**What is being asked:** Print the listing in its entirety and exactly, leaving out images.

**Data segment:**
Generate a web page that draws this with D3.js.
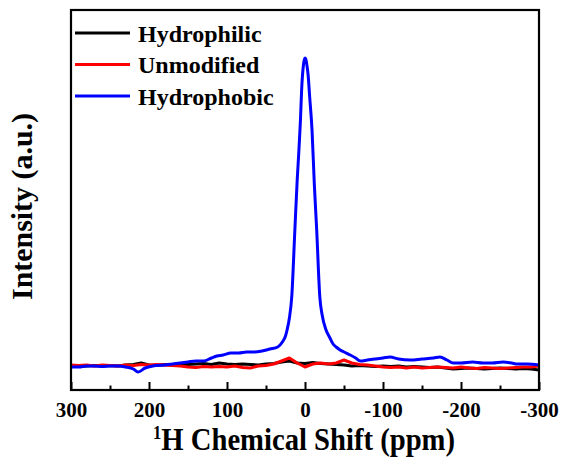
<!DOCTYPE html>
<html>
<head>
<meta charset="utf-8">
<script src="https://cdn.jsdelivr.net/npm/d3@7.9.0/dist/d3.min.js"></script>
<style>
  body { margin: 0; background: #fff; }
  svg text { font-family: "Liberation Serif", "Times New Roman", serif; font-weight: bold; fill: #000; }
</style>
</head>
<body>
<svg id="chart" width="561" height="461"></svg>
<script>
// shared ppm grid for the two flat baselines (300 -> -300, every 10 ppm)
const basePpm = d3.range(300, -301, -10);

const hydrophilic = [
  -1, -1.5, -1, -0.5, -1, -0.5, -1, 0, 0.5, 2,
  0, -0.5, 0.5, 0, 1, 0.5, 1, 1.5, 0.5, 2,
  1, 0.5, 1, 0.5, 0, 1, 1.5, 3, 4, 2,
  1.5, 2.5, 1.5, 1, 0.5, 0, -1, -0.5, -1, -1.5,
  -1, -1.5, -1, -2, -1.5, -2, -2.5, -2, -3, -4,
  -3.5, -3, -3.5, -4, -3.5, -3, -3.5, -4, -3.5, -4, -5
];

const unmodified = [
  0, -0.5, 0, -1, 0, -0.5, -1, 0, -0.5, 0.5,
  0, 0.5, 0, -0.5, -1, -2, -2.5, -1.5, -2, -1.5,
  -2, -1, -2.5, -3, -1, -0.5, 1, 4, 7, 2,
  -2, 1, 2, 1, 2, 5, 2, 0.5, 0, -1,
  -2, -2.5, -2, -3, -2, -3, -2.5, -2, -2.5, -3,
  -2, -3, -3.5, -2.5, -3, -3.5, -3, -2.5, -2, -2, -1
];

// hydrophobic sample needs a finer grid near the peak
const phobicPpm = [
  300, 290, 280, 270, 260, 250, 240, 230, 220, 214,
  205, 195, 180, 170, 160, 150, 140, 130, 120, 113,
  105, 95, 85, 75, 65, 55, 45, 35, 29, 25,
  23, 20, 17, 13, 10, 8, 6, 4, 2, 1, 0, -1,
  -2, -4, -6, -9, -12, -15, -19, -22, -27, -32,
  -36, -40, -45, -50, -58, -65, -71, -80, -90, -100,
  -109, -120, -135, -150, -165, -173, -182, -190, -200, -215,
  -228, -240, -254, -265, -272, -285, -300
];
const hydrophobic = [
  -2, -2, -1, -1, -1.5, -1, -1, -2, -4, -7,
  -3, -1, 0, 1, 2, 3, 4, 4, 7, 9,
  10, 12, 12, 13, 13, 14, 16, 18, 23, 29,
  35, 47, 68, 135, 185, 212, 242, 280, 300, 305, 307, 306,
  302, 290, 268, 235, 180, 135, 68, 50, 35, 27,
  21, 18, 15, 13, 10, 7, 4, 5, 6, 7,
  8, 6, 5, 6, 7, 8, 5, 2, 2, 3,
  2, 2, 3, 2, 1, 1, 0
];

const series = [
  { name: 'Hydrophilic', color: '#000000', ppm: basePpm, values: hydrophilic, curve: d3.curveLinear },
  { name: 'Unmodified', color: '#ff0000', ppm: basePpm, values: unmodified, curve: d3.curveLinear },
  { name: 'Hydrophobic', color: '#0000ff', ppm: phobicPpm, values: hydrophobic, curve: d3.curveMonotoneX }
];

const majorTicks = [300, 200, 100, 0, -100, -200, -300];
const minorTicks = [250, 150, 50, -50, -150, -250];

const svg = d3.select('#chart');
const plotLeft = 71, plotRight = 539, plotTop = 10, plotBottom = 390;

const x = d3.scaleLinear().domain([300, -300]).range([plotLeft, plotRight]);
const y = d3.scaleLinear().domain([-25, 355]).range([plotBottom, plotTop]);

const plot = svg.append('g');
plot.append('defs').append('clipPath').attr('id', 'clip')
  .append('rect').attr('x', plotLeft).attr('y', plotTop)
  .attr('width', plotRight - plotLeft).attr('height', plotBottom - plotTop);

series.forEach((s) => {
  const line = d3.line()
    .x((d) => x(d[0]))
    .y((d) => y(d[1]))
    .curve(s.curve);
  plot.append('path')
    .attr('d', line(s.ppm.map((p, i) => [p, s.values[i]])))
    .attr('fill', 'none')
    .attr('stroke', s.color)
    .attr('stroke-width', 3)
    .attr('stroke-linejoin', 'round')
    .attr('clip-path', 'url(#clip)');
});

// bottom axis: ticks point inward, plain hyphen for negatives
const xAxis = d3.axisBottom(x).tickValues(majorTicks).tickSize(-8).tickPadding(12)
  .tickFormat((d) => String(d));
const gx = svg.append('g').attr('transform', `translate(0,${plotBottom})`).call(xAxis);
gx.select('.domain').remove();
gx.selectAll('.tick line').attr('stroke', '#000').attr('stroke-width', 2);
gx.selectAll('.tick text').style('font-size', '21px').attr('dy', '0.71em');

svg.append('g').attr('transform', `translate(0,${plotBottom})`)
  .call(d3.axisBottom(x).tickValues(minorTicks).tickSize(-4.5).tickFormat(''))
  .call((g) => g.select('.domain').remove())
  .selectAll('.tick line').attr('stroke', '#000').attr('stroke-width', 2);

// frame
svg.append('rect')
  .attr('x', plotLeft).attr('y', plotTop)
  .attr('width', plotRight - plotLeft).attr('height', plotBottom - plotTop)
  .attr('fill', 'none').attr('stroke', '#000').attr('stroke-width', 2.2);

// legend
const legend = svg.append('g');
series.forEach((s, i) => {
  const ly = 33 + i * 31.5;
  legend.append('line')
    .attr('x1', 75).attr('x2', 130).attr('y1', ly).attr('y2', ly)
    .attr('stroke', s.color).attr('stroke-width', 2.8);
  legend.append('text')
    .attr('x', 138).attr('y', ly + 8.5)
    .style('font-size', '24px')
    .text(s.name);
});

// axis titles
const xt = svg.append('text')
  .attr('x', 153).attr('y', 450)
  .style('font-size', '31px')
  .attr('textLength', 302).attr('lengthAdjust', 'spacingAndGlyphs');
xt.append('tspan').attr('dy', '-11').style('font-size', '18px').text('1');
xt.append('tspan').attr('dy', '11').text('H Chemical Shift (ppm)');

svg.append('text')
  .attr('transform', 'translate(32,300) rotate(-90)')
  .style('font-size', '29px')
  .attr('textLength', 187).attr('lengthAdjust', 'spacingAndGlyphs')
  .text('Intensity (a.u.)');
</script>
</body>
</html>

**Exercise solution:**
Generate a web page that draws this with D3.js.
<!DOCTYPE html>
<html>
<head>
<meta charset="utf-8">
<script src="https://cdn.jsdelivr.net/npm/d3@7.9.0/dist/d3.min.js"></script>
<style>
  body { margin: 0; background: #fff; }
  svg text { font-family: "Liberation Serif", "Times New Roman", serif; font-weight: bold; fill: #000; }
</style>
</head>
<body>
<svg id="chart" width="561" height="461"></svg>
<script>
// shared ppm grid for the two flat baselines (300 -> -300, every 10 ppm)
const basePpm = d3.range(300, -301, -10);

const hydrophilic = [
  -1, -1.5, -1, -0.5, -1, -0.5, -1, 0, 0.5, 2,
  0, -0.5, 0.5, 0, 1, 0.5, 1, 1.5, 0.5, 2,
  1, 0.5, 1, 0.5, 0, 1, 1.5, 3, 4, 2,
  1.5, 2.5, 1.5, 1, 0.5, 0, -1, -0.5, -1, -1.5,
  -1, -1.5, -1, -2, -1.5, -2, -2.5, -2, -3, -4,
  -3.5, -3, -3.5, -4, -3.5, -3, -3.5, -4, -3.5, -4, -5
];

const unmodified = [
  0, -0.5, 0, -1, 0, -0.5, -1, 0, -0.5, 0.5,
  0, 0.5, 0, -0.5, -1, -2, -2.5, -1.5, -2, -1.5,
  -2, -1, -2.5, -3, -1, -0.5, 1, 4, 7, 2,
  -2, 1, 2, 1, 2, 5, 2, 0.5, 0, -1,
  -2, -2.5, -2, -3, -2, -3, -2.5, -2, -2.5, -3,
  -2, -3, -3.5, -2.5, -3, -3.5, -3, -2.5, -2, -2, -1
];

// hydrophobic sample needs a finer grid near the peak
const phobicPpm = [
  300, 290, 280, 270, 260, 250, 240, 230, 220, 214,
  205, 195, 180, 170, 160, 150, 140, 130, 120, 113,
  105, 95, 85, 75, 65, 55, 45, 35, 29, 25,
  23, 20, 17, 13, 10, 8, 6, 4, 2, 1, 0, -1,
  -2, -4, -6, -9, -12, -15, -19, -22, -27, -32,
  -36, -40, -45, -50, -58, -65, -71, -80, -90, -100,
  -109, -120, -135, -150, -165, -173, -182, -190, -200, -215,
  -228, -240, -254, -265, -272, -285, -300
];
const hydrophobic = [
  -2, -2, -1, -1, -1.5, -1, -1, -2, -4, -7,
  -3, -1, 0, 1, 2, 3, 4, 4, 7, 9,
  10, 12, 12, 13, 13, 14, 16, 18, 23, 29,
  35, 47, 68, 135, 185, 212, 242, 280, 300, 305, 307, 306,
  302, 290, 268, 235, 180, 135, 68, 50, 35, 27,
  21, 18, 15, 13, 10, 7, 4, 5, 6, 7,
  8, 6, 5, 6, 7, 8, 5, 2, 2, 3,
  2, 2, 3, 2, 1, 1, 0
];

const series = [
  { name: 'Hydrophilic', color: '#000000', ppm: basePpm, values: hydrophilic, curve: d3.curveLinear },
  { name: 'Unmodified', color: '#ff0000', ppm: basePpm, values: unmodified, curve: d3.curveLinear },
  { name: 'Hydrophobic', color: '#0000ff', ppm: phobicPpm, values: hydrophobic, curve: d3.curveMonotoneX }
];

const majorTicks = [300, 200, 100, 0, -100, -200, -300];
const minorTicks = [250, 150, 50, -50, -150, -250];

const svg = d3.select('#chart');
const plotLeft = 71, plotRight = 539, plotTop = 10, plotBottom = 390;

const x = d3.scaleLinear().domain([300, -300]).range([plotLeft, plotRight]);
const y = d3.scaleLinear().domain([-25, 355]).range([plotBottom, plotTop]);

const plot = svg.append('g');
plot.append('defs').append('clipPath').attr('id', 'clip')
  .append('rect').attr('x', plotLeft).attr('y', plotTop)
  .attr('width', plotRight - plotLeft).attr('height', plotBottom - plotTop);

series.forEach((s) => {
  const line = d3.line()
    .x((d) => x(d[0]))
    .y((d) => y(d[1]))
    .curve(s.curve);
  plot.append('path')
    .attr('d', line(s.ppm.map((p, i) => [p, s.values[i]])))
    .attr('fill', 'none')
    .attr('stroke', s.color)
    .attr('stroke-width', 3)
    .attr('stroke-linejoin', 'round')
    .attr('clip-path', 'url(#clip)');
});

// bottom axis: ticks point inward, plain hyphen for negatives
const xAxis = d3.axisBottom(x).tickValues(majorTicks).tickSize(-8).tickPadding(12)
  .tickFormat((d) => String(d));
const gx = svg.append('g').attr('transform', `translate(0,${plotBottom})`).call(xAxis);
gx.select('.domain').remove();
gx.selectAll('.tick line').attr('stroke', '#000').attr('stroke-width', 2);
gx.selectAll('.tick text').style('font-size', '21px').attr('dy', '0.71em');

svg.append('g').attr('transform', `translate(0,${plotBottom})`)
  .call(d3.axisBottom(x).tickValues(minorTicks).tickSize(-4.5).tickFormat(''))
  .call((g) => g.select('.domain').remove())
  .selectAll('.tick line').attr('stroke', '#000').attr('stroke-width', 2);

// frame
svg.append('rect')
  .attr('x', plotLeft).attr('y', plotTop)
  .attr('width', plotRight - plotLeft).attr('height', plotBottom - plotTop)
  .attr('fill', 'none').attr('stroke', '#000').attr('stroke-width', 2.2);

// legend
const legend = svg.append('g');
series.forEach((s, i) => {
  const ly = 33 + i * 31.5;
  legend.append('line')
    .attr('x1', 75).attr('x2', 130).attr('y1', ly).attr('y2', ly)
    .attr('stroke', s.color).attr('stroke-width', 2.8);
  legend.append('text')
    .attr('x', 138).attr('y', ly + 8.5)
    .style('font-size', '24px')
    .text(s.name);
});

// axis titles
const xt = svg.append('text')
  .attr('x', 153).attr('y', 450)
  .style('font-size', '31px')
  .attr('textLength', 302).attr('lengthAdjust', 'spacingAndGlyphs');
xt.append('tspan').attr('dy', '-11').style('font-size', '18px').text('1');
xt.append('tspan').attr('dy', '11').text('H Chemical Shift (ppm)');

svg.append('text')
  .attr('transform', 'translate(32,300) rotate(-90)')
  .style('font-size', '29px')
  .attr('textLength', 187).attr('lengthAdjust', 'spacingAndGlyphs')
  .text('Intensity (a.u.)');
</script>
</body>
</html>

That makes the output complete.